Épit et le Géant
- Author: Geneviève Mativat
- Illustrator: Daniela Zékina Saint-Laurent
- Language: French
- Genre: Children's literature
- Publisher: Éditions P. Tisseyre
- Publication date: 2003
- Publication place: Canada
- Pages: 54
- ISBN: 289051868X

= Épit et le géant =

Canadian children's book

Épit et le Géant is a children's book for eight-to-ten-year-olds written by Geneviève Mativat and illustrated by Daniela Zékina Saint-Laurent.

==Summary==
The story is inspired by a story from Innu culture, set in the time when people lived alongside giants. The young Épit's home has been afflicted by a poor hunting season, and Épit gets lost in the forest. His parents move on to a new hunting-ground without him. Épit meets the giant Mishtapew, who protects him from hunger and cold. With Mishtapew's help, Épit rediscovers his family, but Mishtapew makes it clear to them that they need to protect their child and respect nature. As they part, Mishtapew shows Épit how to communicate with spirits.

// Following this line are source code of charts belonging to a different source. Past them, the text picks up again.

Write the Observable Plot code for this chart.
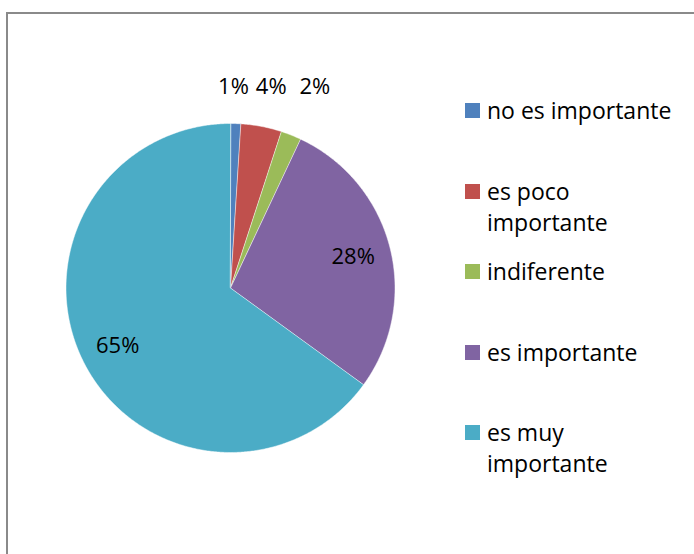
<!DOCTYPE html>
<html>
<head>
<meta charset="utf-8">
<script src="https://cdn.jsdelivr.net/npm/d3@7"></script>
<script src="https://cdn.jsdelivr.net/npm/@observablehq/plot@0.6"></script>
<style>
  html, body { margin: 0; padding: 0; background: #fff; overflow: hidden; }
  #wrap { position: relative; width: 694px; height: 554px; overflow: hidden; font-family: "Open Sans", sans-serif; }
  #frame { position: absolute; left: 6px; top: 12px; width: 900px; height: 900px; border: 2px solid #8a8a8a; box-sizing: border-box; }
  #chart { position: absolute; left: 0; top: 0; }
  #legend { position: absolute; left: 465px; top: 95px; width: 220px; }
  .item { height: 80.6px; display: flex; align-items: flex-start; }
  .sw { width: 15px; height: 15px; flex: none; margin-top: 8px; margin-right: 7px; }
  .lab { font-size: 23px; line-height: 31px; color: #000; width: 195px; }
</style>
</head>
<body>
<div id="wrap">
  <div id="frame"></div>
  <div id="chart"></div>
  <div id="legend"></div>
</div>
<script>
const categories = ["no es importante", "es poco importante", "indiferente", "es importante", "es muy importante"];
const percentages = [1, 4, 2, 28, 65];
const colors = ["#4F81BD", "#C0504D", "#9BBB59", "#8064A2", "#4BACC6"];

const arcs = d3.pie().sort(null).value(d => d)(percentages);

function ring(a0, a1) {
  const pts = [[0, 0]];
  const n = Math.max(2, Math.ceil((a1 - a0) / (Math.PI / 360)));
  for (let i = 0; i <= n; i++) {
    const a = a0 + (a1 - a0) * i / n;
    pts.push([Math.sin(a), -Math.cos(a)]);
  }
  pts.push([0, 0]);
  return pts;
}

const slices = arcs.map((a, i) => ({
  type: "Feature",
  properties: {category: categories[i], value: percentages[i]},
  geometry: {type: "Polygon", coordinates: [ring(a.startAngle, a.endAngle)]}
}));

const labels = arcs.map((a, i) => {
  const mid = (a.startAngle + a.endAngle) / 2;
  const outside = percentages[i] < 10;
  return {
    text: percentages[i] + "%",
    x: outside ? 1.47 * Math.sin(mid) - 0.028 : 0.77 * Math.sin(mid),
    y: outside ? -1.22 : -0.77 * Math.cos(mid)
  };
});

const bounds = {type: "Polygon", coordinates: [[[-1, -1], [1, -1], [1, 1], [-1, 1], [-1, -1]]]};

const chart = Plot.plot({
  width: 694,
  height: 554,
  marginLeft: 65.5,
  marginRight: 299.5,
  marginTop: 123,
  marginBottom: 102,
  projection: {type: "identity", domain: bounds, clip: false},
  color: {domain: categories, range: colors},
  style: {fontFamily: "Open Sans", fontSize: "22px", background: "transparent", overflow: "visible"},
  marks: [
    Plot.geo(slices, {fill: d => d.properties.category, stroke: "white", strokeWidth: 0.8, strokeOpacity: 0.6}),
    Plot.text(labels, {x: "x", y: "y", text: "text", fill: "black", fontSize: 22, clip: false})
  ]
});
document.getElementById("chart").appendChild(chart);

const legend = document.getElementById("legend");
categories.forEach((c, i) => {
  const item = document.createElement("div");
  item.className = "item";
  const sw = document.createElement("div");
  sw.className = "sw";
  sw.style.background = chart.scale("color").apply(c);
  const lab = document.createElement("div");
  lab.className = "lab";
  lab.textContent = c;
  item.appendChild(sw);
  item.appendChild(lab);
  legend.appendChild(item);
});
</script>
</body>
</html>
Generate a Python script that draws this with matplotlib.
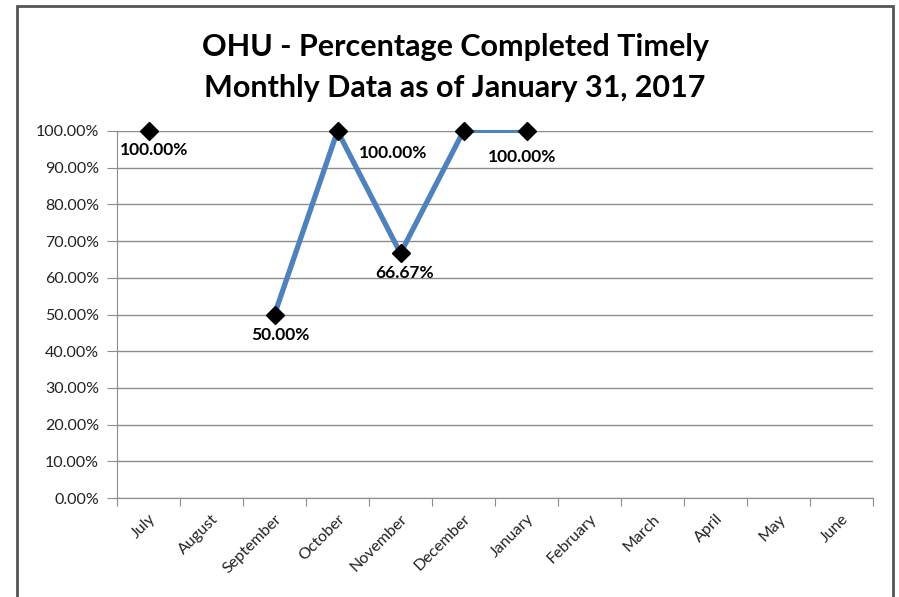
import numpy as np
import matplotlib
matplotlib.use('Agg')
import matplotlib.pyplot as plt
from matplotlib.patches import Rectangle
from matplotlib.ticker import PercentFormatter

plt.rcParams['font.family'] = ['Lato', 'DejaVu Sans']

months = ['July', 'August', 'September', 'October', 'November', 'December',
          'January', 'February', 'March', 'April', 'May', 'June']
pct = [100.0, np.nan, 50.0, 100.0, 66.67, 100.0, 100.0,
       np.nan, np.nan, np.nan, np.nan, np.nan]
# data label offsets (points) for the labelled months
label_offsets = {0: (4, -14), 2: (4, -15), 3: (40, -16), 4: (3, -14), 5: (42, -19)}

fig = plt.figure(figsize=(8.99, 5.97), dpi=100)
ax = fig.add_axes([117/899, 1-498/597, 756/899, 367/597])

x = np.arange(len(months))
y = np.array(pct)
blue = '#4F81BD'
ax.plot(x[:6], y[:6], color=blue, lw=3.8, solid_joinstyle='miter', zorder=3,
        clip_on=False)
ax.plot(x[5:7], y[5:7], color=blue, lw=2.2, zorder=3, clip_on=False)
ax.plot(x, y, ls='none', marker='D', ms=9, color='black', zorder=4,
        clip_on=False)

for i, (dx, dy) in label_offsets.items():
    ax.annotate(f'{y[i]:.2f}%', (x[i], y[i]), xytext=(dx, dy),
                textcoords='offset points', ha='center', va='center',
                fontsize=12.5, fontweight='bold', color='black', zorder=5)

ax.set_xlim(-0.5, len(months) - 0.5)
ax.set_ylim(0, 100)
ax.set_yticks(np.arange(0, 101, 10))
ax.yaxis.set_major_formatter(PercentFormatter(decimals=2))
ax.yaxis.grid(True, color='#8c8c8c', lw=1)
ax.set_axisbelow(True)

ax.set_xticks(np.arange(len(months) + 1) - 0.5, minor=False)
ax.set_xticklabels([])
ax.set_xticks(x, minor=True)
ax.set_xticklabels(months, minor=True, rotation=45, ha='right', va='top',
                   rotation_mode='anchor', fontsize=11.5, color='#222222')
ax.tick_params(axis='x', which='major', length=6, direction='out', color='#8c8c8c')
ax.tick_params(axis='x', which='minor', length=0, pad=10)
ax.tick_params(axis='y', length=7, color='#8c8c8c', labelsize=11.5,
               labelcolor='#222222', pad=6)

for side in ['top', 'right']:
    ax.spines[side].set_visible(False)
for side in ['left', 'bottom']:
    ax.spines[side].set_color('#8c8c8c')

fig.text(455/899, 1-47/597, 'OHU - Percentage Completed Timely', ha='center',
         va='center', fontsize=22, fontweight='bold')
fig.text(455/899, 1-88/597, 'Monthly Data as of January 31, 2017', ha='center',
         va='center', fontsize=22, fontweight='bold')

fig.patches.append(Rectangle((17/899, -0.05), 876/899, 1.05 - 6/597,
                             transform=fig.transFigure, fill=False,
                             edgecolor='#555555', lw=2))

fig.savefig('out.png', dpi=100)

On account of these skills, Épit becomes a shaman.

== Reviews ==
- "Constellations : Épit et le géant"
- Levasseur, Jean (2004). "Actualités littéraires du Québec"
- JP, "ÉPIT ET LE GÉANT", in Lisez sur le sujet: Récits autochtones (Bibliotheques et Archives Canada, 2006–7), p. 9. ISBN 0-662-49429-6.
- Turgeon, É. (2015). "Le premier printemps du monde", Lurelu, 38(2), 87–88.